Here are a few gems I have extracted from the full speech (you can read the text version here) that I think are particularly relevant to discussions that friends and I have been having recently:
"Laws have a teaching effect. Laws that discriminate validate other kinds of discrimination. Laws that require equal protections reinforce the moral imperative of equality. And practically speaking, it is often the case that laws must change before fears about change dissipate."


"Finally, progress comes from being willing to walk a mile in someone else's shoes. We need to ask ourselves, "How would it feel if it were a crime to love the person I love? How would it feel to be discriminated against for something about myself that I cannot change?" This challenge applies to all of us as we reflect upon deeply held beliefs, as we work to embrace tolerance and respect for the dignity of all persons, and as we engage humbly with those with whom we disagree in the hope of creating greater understanding."
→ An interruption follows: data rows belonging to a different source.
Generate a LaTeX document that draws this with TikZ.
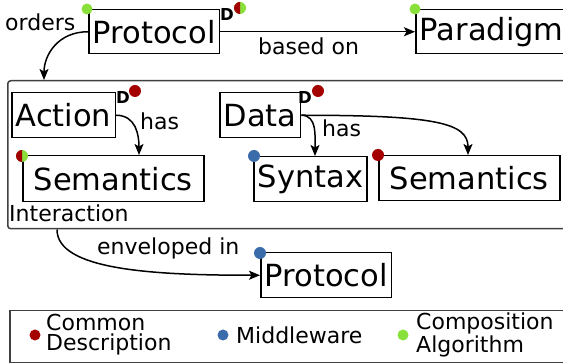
\documentclass[tikz,border=0pt]{standalone}
\usepackage{fontspec}
\setmainfont{DejaVu Sans}
\usetikzlibrary{arrows.meta,calc}
\definecolor{cdred}{HTML}{A50000}
\definecolor{mwblue}{HTML}{3A6BAA}
\definecolor{cagreen}{HTML}{8AE03A}
\begin{document}
\begin{tikzpicture}[x=1pt,y=-1pt,
  bx/.style={draw, line width=1.5pt, font=\fontsize{30.5}{36}\selectfont, inner xsep=4pt, inner ysep=0pt, anchor=north west},
  lbl/.style={font=\fontsize{22}{20}\selectfont, inner sep=0pt},
  dmark/.style={font=\bfseries\fontsize{16.5}{16}\selectfont, inner sep=0pt},
  arr/.style={line width=1.5pt, -{Stealth[length=11pt,width=9pt,inset=2.5pt]}},
  frame/.style={draw=black!75, line width=1.5pt, inner sep=0pt, anchor=north west}]
\path[use as bounding box] (0,0) rectangle (563,363);
\clip (0,0) rectangle (563,363);

% frames
\node[frame, rounded corners=3pt, minimum width=613pt, minimum height=148pt] (inter) at (7,80) {};
\node[frame, minimum width=620pt, minimum height=52pt] (leg) at (9,310) {};

% boxes
\node[bx, minimum height=44pt] (p1) at (88,9) {Protocol};
\node[bx, minimum height=44pt] (par) at (415,9) {Paradigm};
\node[bx, minimum height=45pt] (act) at (11,92) {Action};
\node[bx, minimum height=46pt, minimum width=181pt] (sem1) at (22,155) {Semantics};
\node[bx, minimum height=45pt] (dat) at (219,92) {Data};
\node[bx, minimum height=45pt] (syn) at (253,156) {Syntax};
\node[bx, minimum height=45pt, minimum width=181pt] (sem2) at (378,155) {Semantics};
\node[bx, minimum height=45pt] (p2) at (260,252) {Protocol};

% labels
\node[lbl, anchor=base west] (lorders) at (5,31) {orders};
\node[lbl, anchor=base west] (lbased) at (258,55) {based on};
\node[lbl, anchor=base west] (lhas1) at (140,130) {has};
\node[lbl, anchor=base west] (lhas2) at (322,137) {has};
\node[lbl, anchor=base west] (linter) at (9,222) {Interaction};
\node[lbl, anchor=base west] (lenv) at (97,255) {enveloped in};

% D marks
\node[dmark, anchor=base west] (d1) at (220,21) {D};
\node[dmark, anchor=base west] (d2) at (116,104) {D};
\node[dmark, anchor=base west] (d3) at (298,104) {D};

% dots
\fill[cagreen] (87,9) circle (5.5);
\fill[cagreen] (415,9) circle (5.5);
\fill[cagreen] (240,8) circle (6);
\fill[cdred] (240,8) -- ++(0,6) arc (90:270:6) -- cycle;
\fill[cdred] (135,91) circle (6);
\fill[cagreen] (22,156) circle (6);
\fill[cdred] (22,156) -- ++(0,6) arc (90:270:6) -- cycle;
\fill[cdred] (318,91) circle (6);
\fill[mwblue] (254,156) circle (6);
\fill[cdred] (378,155) circle (6);
\fill[mwblue] (260,253) circle (6);

% connectors
\draw[arr] (p1.west) to[out=180, in=90, out distance=30pt, in distance=25pt] ($(inter.north west)+(37,0)$);
\draw[arr] (p1.east) -- (par.west);
\draw[arr] (act.east) to[out=0, in=90, out distance=20pt, in distance=20pt] ($(sem1.north west)+(117,0)$);
\draw[arr] (dat.east) to[out=0, in=90, out distance=16pt, in distance=20pt] ($(syn.north west)+(62,0)$);
\draw[arr] (dat.east) to[out=0, in=90, out distance=135pt, in distance=32pt] ($(sem2.north west)+(90,0)$);
\draw[arr] ($(inter.south west)+(50,0)$) to[out=-90, in=180, out distance=40pt, in distance=110pt] (p2.west);

% legend
\fill[cdred] (35,335) circle (5.5);
\fill[mwblue] (223,335) circle (5.5);
\fill[cagreen] (403,335) circle (5.5);
\node[lbl, anchor=west, align=left] (lcd) at (46,335) {Common\\Description};
\node[lbl, anchor=west] (lmw) at (236,335) {Middleware};
\node[lbl, anchor=west, align=left] (lca) at (416,335) {Composition\\Algorithm};
\end{tikzpicture}
\end{document}
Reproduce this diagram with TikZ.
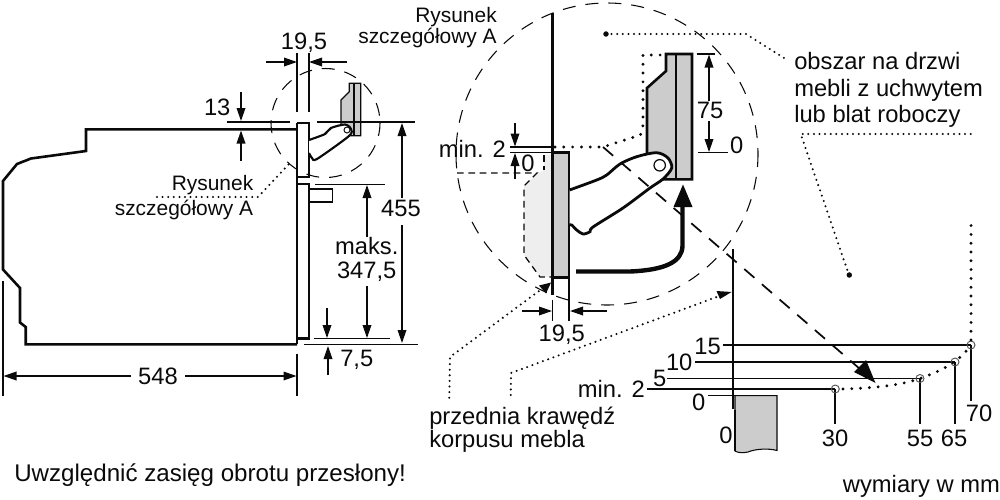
\documentclass[tikz,border=0pt]{standalone}
\usepackage{fontspec}
\setmainfont{Liberation Sans}
\usetikzlibrary{arrows.meta}
\definecolor{panelgray}{HTML}{CCCCCC}
\definecolor{lightgray2}{HTML}{EEEEEE}
\definecolor{ink}{HTML}{0A0A0A}
\tikzset{
  txt/.style={font=\fontsize{17.8}{20}\selectfont,inner sep=0pt,text=ink},
  lbl/.style={txt,anchor=base},
  lblw/.style={txt,anchor=base west},
  lble/.style={txt,anchor=base east},
  smalltxt/.style={font=\fontsize{15.7}{18}\selectfont},
  thinl/.style={draw=ink,line width=0.95pt},
  dimarrow/.style={draw=ink,line width=0.95pt,-{Triangle[length=9.75pt,width=6.5pt]}},
  outline/.style={draw=ink,line width=1.95pt,line join=miter},
  dashcircle/.style={draw=ink,line width=0.8pt,dash pattern=on 9.75pt off 7.5pt},
  dashbold/.style={draw=ink,line width=1.3pt,dash pattern=on 10pt off 7.5pt},
  dashfine/.style={draw=ink,line width=0.95pt,dash pattern=on 5pt off 3.5pt},
  dotfine/.style={draw=ink,line width=1.7pt,line cap=round,dash pattern=on 0pt off 4.2pt},
  dotbold/.style={draw=ink,line width=2.4pt,line cap=round,dash pattern=on 0pt off 6.6pt},
  markc/.style={draw=ink!70,line width=0.7pt},
}
\begin{document}
\begin{tikzpicture}[x=0.75pt,y=-0.75pt]
\useasboundingbox (0,0) rectangle (1000,500);

% ---------- left view: oven body
\draw[outline] (297,129.3) -- (86,129.3) -- (86,151) -- (31,158.5) -- (17,164) -- (3,181) -- (3,269.5) -- (20,288) -- (20,322.5) -- (25.7,327) -- (25.7,344.3) -- (297,344.3);
\draw[thinl] (297,123) -- (297,344.3);
\draw[outline] (297,123) -- (309,123) -- (309,177) -- (297,177);
\draw[outline] (297,184) -- (309,184) -- (309,338.7) -- (297,338.7);
\draw[draw=ink,line width=0.9pt] (309,189) -- (332.5,189) -- (332.5,202) -- (309,202);

% small bracket and hinge
\draw[fill=panelgray,draw=ink,line width=1pt] (349.3,83.3) -- (360.7,83.3) -- (360.7,135.7) -- (341,135.7) -- (341,100) -- (349.3,91.7) -- cycle;
\draw[draw=ink,line width=0.8pt] (354,83.3) -- (354,135.7);
\draw[fill=white,draw=ink,line width=1.6pt] plot[smooth,tension=.45] coordinates {(309,140) (325,134) (331,128) (345,124.5) (351,129) (349,136) (317,159) (312,158) (309,153)};
\draw[draw=ink,line width=0.7pt,fill=white] (347,130) circle[radius=3];

% small dashed circle
\draw[dashcircle] (325.5,123) circle[radius=54.5];

% left dimension lines
\draw[thinl] (297,53) -- (297,112);
\draw[thinl] (309,53) -- (309,112);
\draw[dimarrow] (266,62) -- (297,62);
\draw[dimarrow] (347,62) -- (309,62);
\node[lbl] (d195a) at (304,49.3) {19,5};
\draw[thinl] (227,122) -- (290,122);
\draw[thinl] (317,122) -- (415,122);
\draw[dimarrow] (241,92) -- (241,121);
\draw[dimarrow] (241,161) -- (241,130.5);
\node[lble] (d13) at (230.7,115) {13};
\draw[dimarrow] (402,198) -- (402,123);
\draw[dimarrow] (402,225) -- (402,343);
\node[lbl] (d455) at (401,216.7) {455};
\draw[thinl] (304,344.7) -- (418,344.7);
\draw[thinl] (315,184.3) -- (385,184.3);
\draw[dimarrow] (367,236.7) -- (367,185);
\draw[dimarrow] (367,286) -- (367,338);
\node[lbl] (dmaks) at (366.7,254) {maks.};
\node[lbl] (d347) at (366.7,278.3) {347,5};
\draw[thinl] (314,338.7) -- (390,338.7);
\draw[dimarrow] (327,308) -- (327,338);
\draw[dimarrow] (328,375) -- (328,346);
\node[lblw] (d75) at (340,366.7) {7,5};
\draw[thinl] (3,281) -- (3,396);
\draw[thinl] (297,354) -- (297,396);
\draw[dimarrow] (131,376) -- (3.5,376);
\draw[dimarrow] (185,376) -- (296.5,376);
\node[lbl] (d548) at (158,384) {548};
\node[lble,smalltxt] (ry1) at (253.5,190.7) {Rysunek};
\node[lble,smalltxt] (ry2) at (253.5,215) {szczegółowy A};
\draw[dotfine] (157,197) -- (258,197) -- (290,163);

% ---------- detail A
\fill[lightgray2] (537,174) -- (524,186) -- (524,255) -- (540,277) -- (552,277) -- (552,155) -- (544,155) -- (544,170) -- cycle;
\draw[dashfine] (457,173) -- (537,173) -- (524,186) -- (524,255) -- (540,277) -- (552,277);
\draw[dashfine] (544,155) -- (544,170);

\draw[dashcircle] (607,154) circle[radius=151];

% bracket
\draw[fill=panelgray,outline] (666,54) -- (692,54) -- (692,179.3) -- (647,179.3) -- (647,88) -- (666,71) -- cycle;
\draw[draw=ink,line width=1.1pt] (676,54) -- (676,179.3);
% door panel
\draw[fill=panelgray,outline] (552.3,152.7) -- (569,152.7) -- (569,277.3) -- (552.3,277.3) -- cycle;
\draw[outline] (552.3,12.5) -- (552.3,295);

% hinge
\draw[fill=white,draw=ink,line width=2.1pt] plot[smooth,tension=.5] coordinates {(569.5,190) (596.7,180) (606.7,175) (620,164) (636.7,156.7) (656.7,152.7) (668,158) (671.7,168) (663,179) (650,188) (623,208) (593,227) (590,231.7) (583,234) (576.7,230) (571.7,225) (569.5,225)};
\draw[draw=ink,line width=0.9pt,fill=white] (659.7,165.3) circle[radius=5.7];

% thick curved arrow
\draw[draw=ink,line width=3.3pt] (576,271.5) -- (630,271.5) .. controls (665,270) and (682,262) .. (682.5,246) -- (682.5,205);
\fill[ink] (683,184.5) -- (692.5,207) -- (673.5,207) -- cycle;

% long dashed pointer
\draw[dashbold] (603,147) -- (860,369);
\fill[ink] (875.5,383) -- (854,372) -- (866,360) -- cycle;

% dotted region outline
\draw[dotbold] (555,147) -- (603,147) -- (640.5,135) -- (643,125) -- (643,55) -- (664,55);
\draw[ink,fill=ink] (606,34) circle[radius=2.4];
\draw[dotfine] (606,34) -- (746,34) -- (786,59.3);
\node[lblw] (ob1) at (794,69.3) {obszar na drzwi};
\node[lblw] (ob2) at (794,96) {mebli z uchwytem};
\node[lblw] (ob3) at (794,122.7) {lub blat roboczy};
\draw[dotfine] (970.7,134) -- (800.7,134) -- (849,275);
\draw[ink,fill=ink] (849.3,275) circle[radius=2.4];

% detail dimensions
\node[lble,smalltxt] (rz1) at (497,22.7) {Rysunek};
\node[lble,smalltxt] (rz2) at (497,43.3) {szczegółowy A};
\draw[thinl] (696.7,54) -- (715,54);
\draw[thinl] (698,152.3) -- (727.7,152.3);
\draw[dimarrow] (709,101) -- (709,54.5);
\draw[dimarrow] (709,121) -- (709,152);
\node[lbl] (d75b) at (710,118.3) {75};
\node[lbl] (d0a) at (736.7,153.3) {0};
\draw[thinl] (510,147) -- (552,147);
\draw[thinl] (510,152.5) -- (552,152.5);
\node[lble] (dmin) at (506,157.3) {min. 2};
\draw[dimarrow] (515,123) -- (515,146.5);
\draw[dimarrow] (515,179) -- (515,153);
\node[lbl] (d0b) at (528,171.7) {0};
\draw[thinl] (552.5,300) -- (552.5,321);
\draw[thinl] (569,279) -- (569,321);
\draw[dimarrow] (522,311) -- (552,311);
\draw[dimarrow] (607,311) -- (570,311);
\node[lbl] (d195b) at (561.7,341) {19,5};

% leaders
\draw[dotfine] (449.3,397.7) -- (450,357) -- (543,288);
\fill[ink] (551,282.5) -- (546,293.5) -- (539,285.5) -- cycle;
\draw[dotfine] (510.7,395) -- (511,373) -- (722,295);
\fill[ink] (731.5,292) -- (720,299) -- (716.5,291) -- cycle;
\node[lblw] (pk1) at (429,424.3) {przednia krawędź};
\node[lblw] (pk2) at (429,447.7) {korpusu mebla};

% ---------- lower right detail
\draw[fill=panelgray,draw=ink,line width=0.8pt] (735,451) -- (735,395.7) -- (777,395.7) -- (777,450.5) .. controls (768,448) and (755,449) .. (748,452) .. controls (743,453) and (738,453) .. (735,451) -- cycle;
\draw[outline] (733,249) -- (733,409);
\draw[outline,line width=1.2pt] (735,410) -- (735,451);
\draw[thinl] (723,345) -- (971,345);
\draw[thinl] (695,362) -- (955,362);
\draw[thinl] (667,378.3) -- (920,378.3);
\draw[thinl] (647,389) -- (835,389);
\draw[thinl] (708,395.7) -- (735,395.7);
\draw[thinl] (835,389) -- (835,424);
\draw[thinl] (920,378.3) -- (920,424);
\draw[thinl] (955,362) -- (955,424);
\draw[thinl] (971,345) -- (971,401);
\draw[markc] (835.3,389) circle[radius=4];
\draw[markc] (920,378.5) circle[radius=4];
\draw[markc] (955,362) circle[radius=4];
\draw[markc] (971,345) circle[radius=4];
\draw[dotbold,line width=1.8pt,dash pattern=on 0pt off 6pt] (738,389) -- (831,389);
\draw[dotbold] (843,389) .. controls (880,388) and (905,384) .. (920,378.5) .. controls (935,373) and (955,365) .. (967,350);
\draw[dotbold] (971,340) -- (971,223);
\node[lble] (l15) at (721,354) {15};
\node[lble] (l10) at (692.7,370) {10};
\node[lble] (l5) at (666.7,386.7) {5};
\node[lble] (lmin) at (645,397.3) {min. 2};
\node[lbl] (l0a) at (698.7,410.7) {0};
\node[lbl] (l0b) at (726,443.3) {0};
\node[lbl] (l30) at (835,446.7) {30};
\node[lbl] (l55) at (920,446.7) {55};
\node[lbl] (l65) at (954,446.7) {65};
\node[lbl] (l70) at (979,421.7) {70};
\node[lblw,font=\fontsize{18.1}{20}\selectfont] (uw) at (14,481.5) {Uwzględnić zasięg obrotu przesłony!};
\node[lblw] (wy) at (842.7,492.7) {wymiary w mm};
\end{tikzpicture}
\end{document}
"Acting alone, minorities can never achieve the majorities necessary for political change. So when any part of humanity is sidelined, the rest of us cannot sit on the sidelines. Every time a barrier to progress has fallen, it has taken a cooperative effort from those on both sides of the barrier. In the fight for women's rights, the support of men remains crucial. The fight for racial equality has relied on contributions from people of all races. Combating Islamaphobia or anti-Semitism is a task for people of all faiths. And the same is true with this struggle for equality."

"Leadership, by definition, means being out in front of your people when it is called for. It means standing up for the dignity of all your citizens and persuading your people to do the same. It also means ensuring that all citizens are treated as equals under your laws."